I’m pretty sure a similar scenario unfolded recently round at Animal Collective Towers.  There they were, still being attended to by the imaginary midgets carrying big bowls of drugs that their remarkable album Feels should rightly have afforded them, when their member Panda Bear snucked out and knocked out one of 2007’s most critically acclaimed albums of Beach Boys-inspired experimental pop music, Person Pitch.  Talk about pressure.  Surely they must have felt the pressure of following those two masterpieces?  Not a bit of it; in fact Strawberry Jam builds on them.  It retiles the walls of Feels with some of the sonic textures of Person Pitch, replacing any last remnants of their earlier folkish existence with insistent, choppy, reverb-heavy rhythms. 

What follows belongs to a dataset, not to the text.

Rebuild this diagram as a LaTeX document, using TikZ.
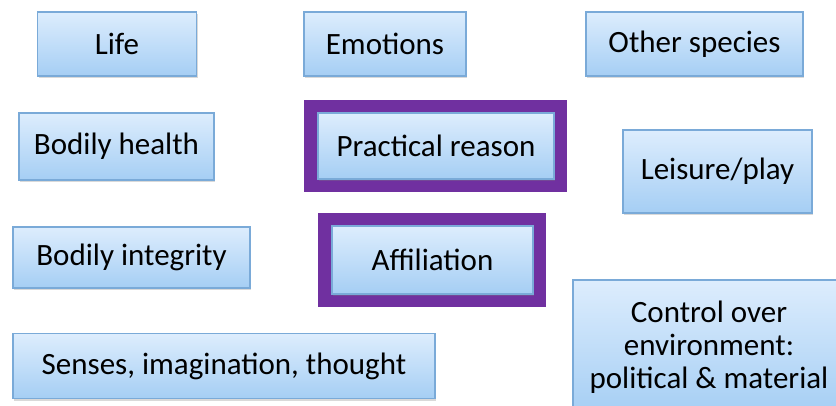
\documentclass[tikz,border=0pt]{standalone}
\usepackage{fontspec}
\setmainfont{Carlito}
\usepackage{tikz}
\usetikzlibrary{shadows}
\usetikzlibrary{positioning}
\definecolor{cblue}{HTML}{7AAAD8}
\definecolor{ctop}{HTML}{DDEDFD}
\definecolor{cbot}{HTML}{A5CEF4}
\definecolor{cpurple}{HTML}{7030A0}
\tikzset{capbox/.style = {draw=cblue, line width=1.2pt, top color=ctop, bottom color=cbot,
                          inner sep=0pt, align=center,
                          font=\fontsize{31}{33}\selectfont,
                          drop shadow={opacity=0.3, shadow xshift=1pt, shadow yshift=-2pt}},
         frame/.style = {draw=cpurple, line width=14pt, inner sep=0pt}}

\begin{document}
\begin{tikzpicture}[x=1pt, y=-1pt]
    \clip (0, 0) rectangle (836, 405);

    \node [frame, minimum width=249, minimum height=78] (practicalframe) at (435.5, 146) {};
    \node [frame, minimum width=214, minimum height=80] (affiliationframe) at (432, 260) {};

    \node [capbox, minimum width=159, minimum height=64] (life) at (117, 44) {Life};
    \node [capbox, minimum width=162, minimum height=64] (emotions) at (385, 44) {Emotions};
    \node [capbox, minimum width=217, minimum height=64] (species) at (694.5, 44) {Other species};

    \node [capbox, minimum width=195, minimum height=67] (health) at (116.5, 146.5) {Bodily health};
    \node [capbox, minimum width=236, minimum height=66] (practical) at (436, 146) {Practical reason};
    \node [capbox, minimum width=189, minimum height=83] (leisure) at (717.5, 171.5) {Leisure/play};

    \node [capbox, minimum width=237, minimum height=61] (integrity) at (131.5, 257.5) {Bodily integrity};
    \node [capbox, minimum width=201, minimum height=68] (affiliation) at (432.5, 260) {Affiliation};

    \node [capbox, minimum width=422, minimum height=65] (senses) at (224, 366) {Senses, imagination, thought};
    \node [capbox, minimum width=272, minimum height=135] (control) at (709, 347.5)
      {Control over\\ environment:\\ political \& material};
  \end{tikzpicture}
\end{document}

The album sets off with a run of pop bangers so succulent you want to stick them on a stick, cook them over some burning sticks, and stick ‘em down your throat til you’re sick. From the whip-cracking glam stomp of single “Peacebone”, through “Unsolved Mysteries’” throbbing Ripper-nightmares, the dissolving word-tumble and guitar-tremble that is “Chores”, and up to the album’s twin highlights, the vertiginous pile of hooks, harmony and holler that is “For Reverend Green”, and the jittery hypermelodic sparks of next single (released on November 5th, gunpowder plotwatchers) “Fireworks”, it doesn’t put a single foot wrong.  With no disrespect to the slow comedown of the four that follow, I don’t think I’ve heard a finer sequence of tracks on any album this year. 

Once you’ve disentangled yourself, go get yourself some.  And yes, I wouldn’t mind a cup of tea.  If you’re making one.